В традиционных представлениях о платонизме все «платоники» считаются занятыми именно этими идеями в их соотношении с тварной материей, независимо от того, как понимается статус самих идей. Однако Лосев акцентирует свою систему не на этих взаимоотношениях, а на втором, выделяемом нами ниже, аспекте проблемы связи между Богом и тварным миром. Можно даже сказать, что именно этот аспект и являлся основной лосевской темой и что именно здесь нашли свое отражение оригинальные моменты лосевской мысли. Речь идет о том взаимоотношении Бога и мира, которое прямо не связано с актом творения, но как бы последствует ему, хотя никакие временные аналоги здесь не могут иметь точного смысла. Имеются в виду взаимоотношения Бога с «уже» сотворенным миром, способствующие исполнению того исходного замысла, который составляет – подчеркнем это – не идею или сущность тварного мира, но его цель, состоящую в некотором смысле в воссоединении с Богом.
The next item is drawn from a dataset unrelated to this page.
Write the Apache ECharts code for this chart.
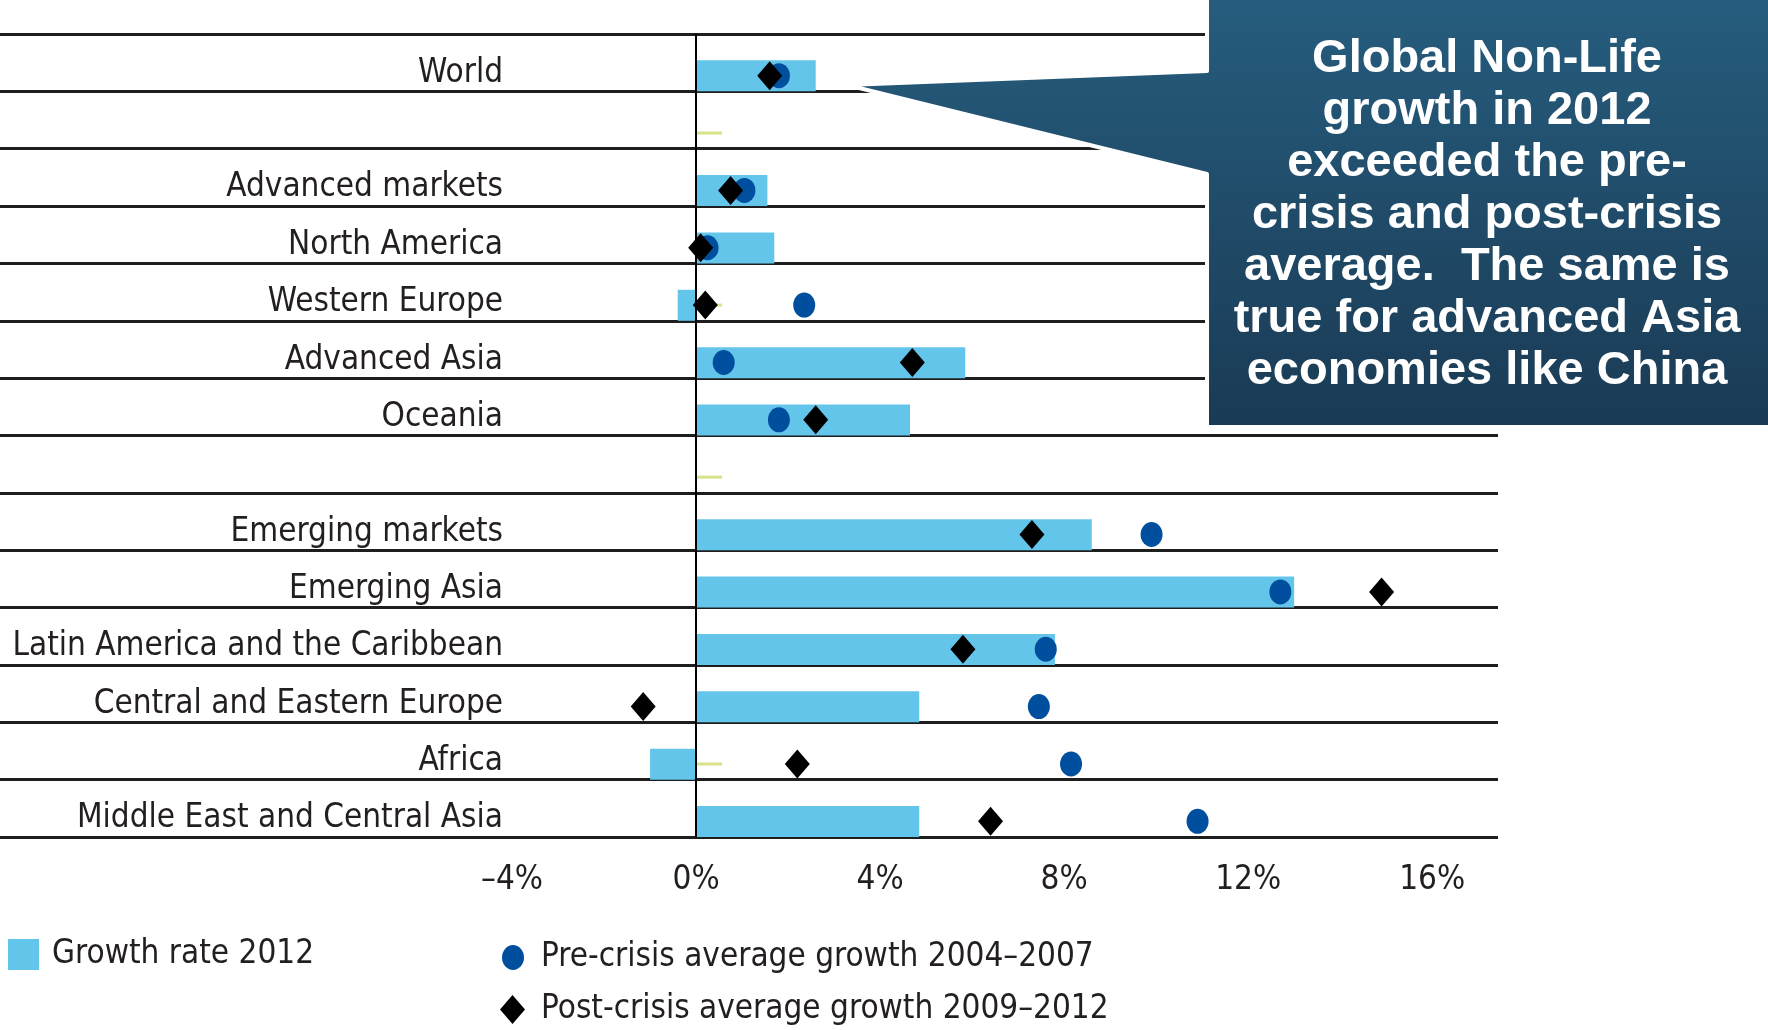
<!DOCTYPE html>
<html>
<head>
<meta charset="utf-8">
<title>Non-Life premium growth</title>
<script src="https://cdn.jsdelivr.net/npm/echarts@6/dist/echarts.min.js"></script>
<style>
html, body { margin: 0; padding: 0; background: #fff; }
#chart { width: 1768px; height: 1030px; }
</style>
</head>
<body>
<div id="chart"></div>
<script>
// rows from top to bottom, the two blank rows are spacers
var categories = ['World', '', 'Advanced markets', 'North America', 'Western Europe', 'Advanced Asia', 'Oceania', ' ',
	'Emerging markets', 'Emerging Asia', 'Latin America and the Caribbean', 'Central and Eastern Europe', 'Africa', 'Middle East and Central Asia'];
var growth2012 = [2.6, null, 1.55, 1.7, -0.4, 5.85, 4.65, null, 8.6, 13.0, 7.8, 4.85, -1.0, 4.85];
var preCrisis = [1.8, null, 1.05, 0.25, 2.35, 0.6, 1.8, null, 9.9, 12.7, 7.6, 7.45, 8.15, 10.9];
var postCrisis = [1.6, null, 0.75, 0.1, 0.2, 4.7, 2.6, null, 7.3, 14.9, 5.8, -1.15, 2.2, 6.4];
var tickValues = [-4, 0, 4, 8, 12, 16];
var seriesNames = ['Growth rate 2012', 'Pre-crisis average growth 2004\u20132007', 'Post-crisis average growth 2009\u20132012'];
var calloutLines = ['Global Non-Life', 'growth in 2012', 'exceeded the pre-', 'crisis and post-crisis',
	'average.  The same is', 'true for advanced Asia', 'economies like China'];

var labelFamily = "'Liberation Sans Narrow', 'DejaVu Sans Condensed', 'Liberation Sans', sans-serif";
var ellipse = 'path://M0,12.5A11,12.5,0,1,1,22,12.5A11,12.5,0,1,1,0,12.5Z';

// pick a size so the longest label keeps its width whatever face is found
function fitSize(text, width) {
	var ctx = document.createElement('canvas').getContext('2d');
	ctx.font = '100px ' + labelFamily;
	return Math.round(100 * width / ctx.measureText(text).width);
}
var labelSize = fitSize('Latin America and the Caribbean', 492);

function points(values) {
	var out = [];
	for (var i = 0; i < values.length; i++) {
		if (values[i] != null) out.push([values[i], i]);
	}
	return out;
}
var stubs = [];
for (var i = 0; i < categories.length; i++) stubs.push([0, i]);

var textColor = '#231f20';

var myChart = echarts.init(document.getElementById('chart'));
var option = {
	animation: false,
	grid: { left: 0, right: 270, top: 34, bottom: 193, outerBoundsMode: 'none', containLabel: false },
	xAxis: {
		type: 'value', min: -15.13, max: 17.43,
		axisLine: { show: false }, axisTick: { show: false }, splitLine: { show: false },
		axisLabel: {
			customValues: tickValues,
			margin: 23, fontSize: labelSize, lineHeight: 40, color: textColor, fontFamily: labelFamily,
			formatter: function (v) {
				return (v < 0 ? '\u2013' + (-v) : v) + '%';
			}
		}
	},
	yAxis: {
		type: 'category', inverse: true, data: categories, offset: -503,
		axisLine: { show: false }, axisTick: { show: false },
		axisLabel: { interval: 0, margin: 0, fontSize: labelSize, color: textColor, fontFamily: labelFamily,
			verticalAlign: 'top', lineHeight: 21 },
		splitLine: { show: true, lineStyle: { color: '#1e1e1e', width: 3 } }
	},
	legend: [
		{ left: 8, top: 938, padding: 0, itemWidth: 31, itemHeight: 31, selectedMode: false,
			data: [{ name: seriesNames[0], icon: 'rect' }],
			textStyle: { fontSize: labelSize, lineHeight: 31, color: textColor, fontFamily: labelFamily, padding: [0, 0, 0, 8] } },
		{ left: 502, top: 941, padding: 0, itemWidth: 22, itemHeight: 25, selectedMode: false,
			data: [{ name: seriesNames[1], icon: ellipse }],
			textStyle: { fontSize: labelSize, lineHeight: 25, color: textColor, fontFamily: labelFamily, padding: [0, 0, 0, 12] } },
		{ left: 500, top: 993, padding: 0, itemWidth: 25, itemHeight: 29, selectedMode: false,
			data: [{ name: seriesNames[2], icon: 'diamond' }],
			textStyle: { fontSize: labelSize, lineHeight: 29, color: textColor, fontFamily: labelFamily, padding: [0, 0, 0, 11] } }
	],
	graphic: [
		{
			type: 'polygon', z: 100,
			shape: { points: [[1207, -4], [1772, -4], [1772, 427], [1207, 427], [1207, 174], [847, 85], [1207, 71]] },
			style: {
				fill: new echarts.graphic.LinearGradient(0, 0, 0, 1, [
					{ offset: 0, color: '#265d7e' }, { offset: 1, color: '#1a3a54' }
				]),
				stroke: '#fff', lineWidth: 4, lineJoin: 'round'
			}
		},
		{
			type: 'text', z: 101, x: 1487, y: 215,
			style: {
				text: calloutLines.join('\n'), fill: '#fff', align: 'center', verticalAlign: 'middle',
				fontSize: 47, lineHeight: 52, fontWeight: 'bold', fontFamily: "'Liberation Sans', Arial, sans-serif"
			}
		}
	],
	series: [
		// spacer so the real bar sits in the lower part of each row
		{ type: 'bar', name: 'spacer', data: [], barWidth: 26.36, barGap: '0%', silent: true },
		{ type: 'bar', name: seriesNames[0], data: growth2012, barWidth: 31, barGap: '0%', z: 3,
			itemStyle: { color: '#64c5eb' },
			markLine: {
				silent: true, symbol: 'none', label: { show: false }, z: 6,
				lineStyle: { color: '#000', width: 2, type: 'solid' },
				data: [{ xAxis: 0 }]
			} },
		{ type: 'scatter', name: 'stub', data: stubs, symbol: 'rect', symbolSize: [26, 3], symbolOffset: [13, 13], z: 1,
			itemStyle: { color: '#dbe38a', opacity: 1 }, silent: true },
		{ type: 'scatter', name: seriesNames[1], data: points(preCrisis), symbol: ellipse, symbolSize: [22, 25],
			symbolOffset: [0, 13], z: 4, itemStyle: { color: '#004f9e', opacity: 1 } },
		{ type: 'scatter', name: seriesNames[2], data: points(postCrisis), symbol: 'diamond', symbolSize: [25, 29],
			symbolOffset: [0, 13], z: 5, itemStyle: { color: '#000', opacity: 1 } }
	]
};
myChart.setOption(option);
</script>
</body>
</html>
В своей наиболее общей характеристике этот аспект можно назвать коммуникативным, так как здесь мыслится общение Бога с человеком и человека с Богом. Богообщение одновременно есть и конечная цель творения, и суть той связи, которая реально устанавливается еще «до» достижения этой цели. И если выше мы специально отмечали, что сам акт творения никак нельзя, по Лосеву, трактовать как акт символический, то этот второй аспект – насквозь символичен. Акцент на коммуникативном аспекте связи настолько силен в лосевской концепции, что под его влиянием практически перенастраиваются все традиционные темы из этой области. Так, сама исходная проблема – о познаваемости или непознаваемости Бога, которая нисколько не потеряла своей остроты и для современных споров, трансформировалась в проблему сообщимости или несообщимости Бога. По Лосеву, только там, где Бог и мир субстанциально сближаются, т.е. в пантеистических учениях, стоит в действительности вопрос о познаваемости Бога в прямом смысле слова «познание»; там же, где речь идет не о субстанциальном, но об энергетическом взаимодействии, а значит – и в исихазме, корректно говорить только о сообщимости или несообщимости Бога. Бог непознаваем в рационалистическом смысле этого понятия, но сообщим – так может быть модифицирован лосевский тезис о синтезе апофатизма и символизма. Определенные параллели этому можно найти и в современных версиях исихазма, в частности у В.Н. Лосского 20, но при всем сходстве, вызванном общей ориентацией на исихазм, между этими версиями имеются существенные различия, связанные с разночтениями в интерпретации платонизма и, соответственно, символизма. Абстрактно общее понимание распадется при этом на максимально различные толкования конкретного содержания имеющегося в виду отношения между областью божественного и тварным миром.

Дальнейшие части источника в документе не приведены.